● Work to be completed
Return the material exactly as supplied, apart from the pictures, which are omitted.
-- start --
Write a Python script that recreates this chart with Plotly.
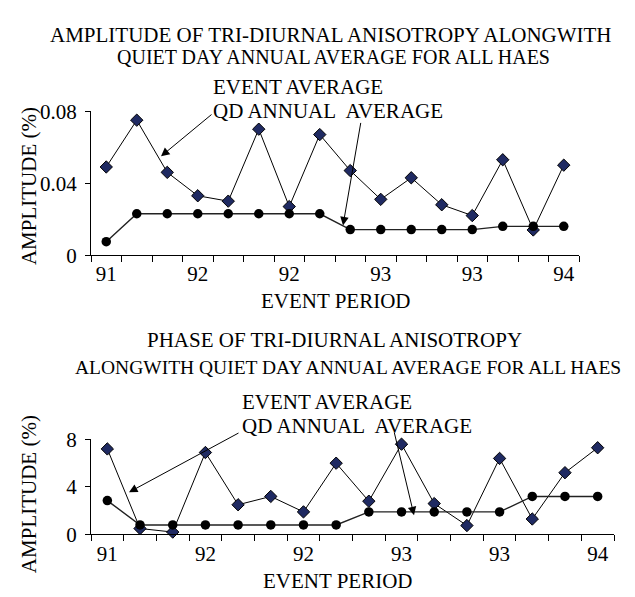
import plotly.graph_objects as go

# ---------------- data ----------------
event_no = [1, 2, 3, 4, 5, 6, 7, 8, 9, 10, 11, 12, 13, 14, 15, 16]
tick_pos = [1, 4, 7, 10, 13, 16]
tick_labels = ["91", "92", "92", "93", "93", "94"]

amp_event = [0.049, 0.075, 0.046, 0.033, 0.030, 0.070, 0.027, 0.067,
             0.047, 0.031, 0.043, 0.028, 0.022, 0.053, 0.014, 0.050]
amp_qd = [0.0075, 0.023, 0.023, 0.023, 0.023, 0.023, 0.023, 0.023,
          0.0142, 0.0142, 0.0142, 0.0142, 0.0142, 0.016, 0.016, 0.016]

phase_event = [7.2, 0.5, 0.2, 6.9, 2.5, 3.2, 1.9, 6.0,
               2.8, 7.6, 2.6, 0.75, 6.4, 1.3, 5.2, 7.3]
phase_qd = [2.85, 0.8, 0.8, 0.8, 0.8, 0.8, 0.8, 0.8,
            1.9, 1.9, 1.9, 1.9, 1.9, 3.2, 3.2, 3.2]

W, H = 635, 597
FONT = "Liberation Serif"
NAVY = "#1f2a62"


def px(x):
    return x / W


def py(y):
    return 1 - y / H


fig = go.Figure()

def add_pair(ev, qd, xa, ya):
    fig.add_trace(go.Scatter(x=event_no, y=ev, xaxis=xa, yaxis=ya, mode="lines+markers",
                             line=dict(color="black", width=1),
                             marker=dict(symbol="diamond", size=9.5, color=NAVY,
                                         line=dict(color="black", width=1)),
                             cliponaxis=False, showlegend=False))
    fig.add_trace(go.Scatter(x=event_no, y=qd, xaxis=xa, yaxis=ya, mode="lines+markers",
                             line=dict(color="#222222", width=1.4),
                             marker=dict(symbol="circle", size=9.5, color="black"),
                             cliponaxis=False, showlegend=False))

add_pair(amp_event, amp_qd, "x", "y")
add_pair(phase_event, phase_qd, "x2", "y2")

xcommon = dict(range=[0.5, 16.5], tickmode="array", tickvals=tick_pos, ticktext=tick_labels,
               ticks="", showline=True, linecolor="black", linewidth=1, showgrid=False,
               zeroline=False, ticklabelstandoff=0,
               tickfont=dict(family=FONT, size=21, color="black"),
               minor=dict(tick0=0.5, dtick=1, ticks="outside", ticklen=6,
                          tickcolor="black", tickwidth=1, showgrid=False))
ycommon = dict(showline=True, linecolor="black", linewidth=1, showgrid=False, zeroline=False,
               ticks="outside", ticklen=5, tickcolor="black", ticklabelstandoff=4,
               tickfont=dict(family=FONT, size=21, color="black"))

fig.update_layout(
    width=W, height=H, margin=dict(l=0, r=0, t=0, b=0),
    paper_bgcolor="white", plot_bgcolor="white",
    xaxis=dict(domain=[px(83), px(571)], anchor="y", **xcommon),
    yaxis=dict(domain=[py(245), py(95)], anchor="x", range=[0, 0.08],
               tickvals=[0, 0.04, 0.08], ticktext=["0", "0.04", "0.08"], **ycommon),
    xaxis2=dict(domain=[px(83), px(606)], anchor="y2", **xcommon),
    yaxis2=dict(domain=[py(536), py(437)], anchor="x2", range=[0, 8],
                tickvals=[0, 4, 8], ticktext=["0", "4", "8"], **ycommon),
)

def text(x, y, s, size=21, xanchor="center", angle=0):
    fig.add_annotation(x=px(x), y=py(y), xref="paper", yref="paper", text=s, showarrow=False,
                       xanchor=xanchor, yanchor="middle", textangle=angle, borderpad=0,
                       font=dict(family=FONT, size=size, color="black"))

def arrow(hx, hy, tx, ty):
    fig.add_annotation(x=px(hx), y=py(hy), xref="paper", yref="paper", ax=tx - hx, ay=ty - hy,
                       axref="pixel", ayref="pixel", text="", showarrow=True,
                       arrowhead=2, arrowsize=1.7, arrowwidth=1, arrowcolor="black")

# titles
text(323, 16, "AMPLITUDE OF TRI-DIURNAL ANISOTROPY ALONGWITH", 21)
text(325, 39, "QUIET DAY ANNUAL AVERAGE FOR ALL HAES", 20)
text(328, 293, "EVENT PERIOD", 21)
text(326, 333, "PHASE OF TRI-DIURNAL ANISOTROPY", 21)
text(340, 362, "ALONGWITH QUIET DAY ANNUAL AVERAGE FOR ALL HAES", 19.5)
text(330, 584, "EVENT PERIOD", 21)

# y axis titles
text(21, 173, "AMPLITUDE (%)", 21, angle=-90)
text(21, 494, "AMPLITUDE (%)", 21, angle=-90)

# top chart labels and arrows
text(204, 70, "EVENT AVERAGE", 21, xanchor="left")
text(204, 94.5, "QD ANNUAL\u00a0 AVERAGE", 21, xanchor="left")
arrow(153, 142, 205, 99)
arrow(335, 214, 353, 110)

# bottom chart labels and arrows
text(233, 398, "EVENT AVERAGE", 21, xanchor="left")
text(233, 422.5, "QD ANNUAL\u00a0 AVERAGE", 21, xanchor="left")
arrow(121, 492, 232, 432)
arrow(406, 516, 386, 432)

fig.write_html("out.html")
-- end --
● Answer to the exercise
Write a Python script that recreates this chart with Plotly.
import plotly.graph_objects as go

# ---------------- data ----------------
event_no = [1, 2, 3, 4, 5, 6, 7, 8, 9, 10, 11, 12, 13, 14, 15, 16]
tick_pos = [1, 4, 7, 10, 13, 16]
tick_labels = ["91", "92", "92", "93", "93", "94"]

amp_event = [0.049, 0.075, 0.046, 0.033, 0.030, 0.070, 0.027, 0.067,
             0.047, 0.031, 0.043, 0.028, 0.022, 0.053, 0.014, 0.050]
amp_qd = [0.0075, 0.023, 0.023, 0.023, 0.023, 0.023, 0.023, 0.023,
          0.0142, 0.0142, 0.0142, 0.0142, 0.0142, 0.016, 0.016, 0.016]

phase_event = [7.2, 0.5, 0.2, 6.9, 2.5, 3.2, 1.9, 6.0,
               2.8, 7.6, 2.6, 0.75, 6.4, 1.3, 5.2, 7.3]
phase_qd = [2.85, 0.8, 0.8, 0.8, 0.8, 0.8, 0.8, 0.8,
            1.9, 1.9, 1.9, 1.9, 1.9, 3.2, 3.2, 3.2]

W, H = 635, 597
FONT = "Liberation Serif"
NAVY = "#1f2a62"


def px(x):
    return x / W


def py(y):
    return 1 - y / H


fig = go.Figure()

def add_pair(ev, qd, xa, ya):
    fig.add_trace(go.Scatter(x=event_no, y=ev, xaxis=xa, yaxis=ya, mode="lines+markers",
                             line=dict(color="black", width=1),
                             marker=dict(symbol="diamond", size=9.5, color=NAVY,
                                         line=dict(color="black", width=1)),
                             cliponaxis=False, showlegend=False))
    fig.add_trace(go.Scatter(x=event_no, y=qd, xaxis=xa, yaxis=ya, mode="lines+markers",
                             line=dict(color="#222222", width=1.4),
                             marker=dict(symbol="circle", size=9.5, color="black"),
                             cliponaxis=False, showlegend=False))

add_pair(amp_event, amp_qd, "x", "y")
add_pair(phase_event, phase_qd, "x2", "y2")

xcommon = dict(range=[0.5, 16.5], tickmode="array", tickvals=tick_pos, ticktext=tick_labels,
               ticks="", showline=True, linecolor="black", linewidth=1, showgrid=False,
               zeroline=False, ticklabelstandoff=0,
               tickfont=dict(family=FONT, size=21, color="black"),
               minor=dict(tick0=0.5, dtick=1, ticks="outside", ticklen=6,
                          tickcolor="black", tickwidth=1, showgrid=False))
ycommon = dict(showline=True, linecolor="black", linewidth=1, showgrid=False, zeroline=False,
               ticks="outside", ticklen=5, tickcolor="black", ticklabelstandoff=4,
               tickfont=dict(family=FONT, size=21, color="black"))

fig.update_layout(
    width=W, height=H, margin=dict(l=0, r=0, t=0, b=0),
    paper_bgcolor="white", plot_bgcolor="white",
    xaxis=dict(domain=[px(83), px(571)], anchor="y", **xcommon),
    yaxis=dict(domain=[py(245), py(95)], anchor="x", range=[0, 0.08],
               tickvals=[0, 0.04, 0.08], ticktext=["0", "0.04", "0.08"], **ycommon),
    xaxis2=dict(domain=[px(83), px(606)], anchor="y2", **xcommon),
    yaxis2=dict(domain=[py(536), py(437)], anchor="x2", range=[0, 8],
                tickvals=[0, 4, 8], ticktext=["0", "4", "8"], **ycommon),
)

def text(x, y, s, size=21, xanchor="center", angle=0):
    fig.add_annotation(x=px(x), y=py(y), xref="paper", yref="paper", text=s, showarrow=False,
                       xanchor=xanchor, yanchor="middle", textangle=angle, borderpad=0,
                       font=dict(family=FONT, size=size, color="black"))

def arrow(hx, hy, tx, ty):
    fig.add_annotation(x=px(hx), y=py(hy), xref="paper", yref="paper", ax=tx - hx, ay=ty - hy,
                       axref="pixel", ayref="pixel", text="", showarrow=True,
                       arrowhead=2, arrowsize=1.7, arrowwidth=1, arrowcolor="black")

# titles
text(323, 16, "AMPLITUDE OF TRI-DIURNAL ANISOTROPY ALONGWITH", 21)
text(325, 39, "QUIET DAY ANNUAL AVERAGE FOR ALL HAES", 20)
text(328, 293, "EVENT PERIOD", 21)
text(326, 333, "PHASE OF TRI-DIURNAL ANISOTROPY", 21)
text(340, 362, "ALONGWITH QUIET DAY ANNUAL AVERAGE FOR ALL HAES", 19.5)
text(330, 584, "EVENT PERIOD", 21)

# y axis titles
text(21, 173, "AMPLITUDE (%)", 21, angle=-90)
text(21, 494, "AMPLITUDE (%)", 21, angle=-90)

# top chart labels and arrows
text(204, 70, "EVENT AVERAGE", 21, xanchor="left")
text(204, 94.5, "QD ANNUAL\u00a0 AVERAGE", 21, xanchor="left")
arrow(153, 142, 205, 99)
arrow(335, 214, 353, 110)

# bottom chart labels and arrows
text(233, 398, "EVENT AVERAGE", 21, xanchor="left")
text(233, 422.5, "QD ANNUAL\u00a0 AVERAGE", 21, xanchor="left")
arrow(121, 492, 232, 432)
arrow(406, 516, 386, 432)

fig.write_html("out.html")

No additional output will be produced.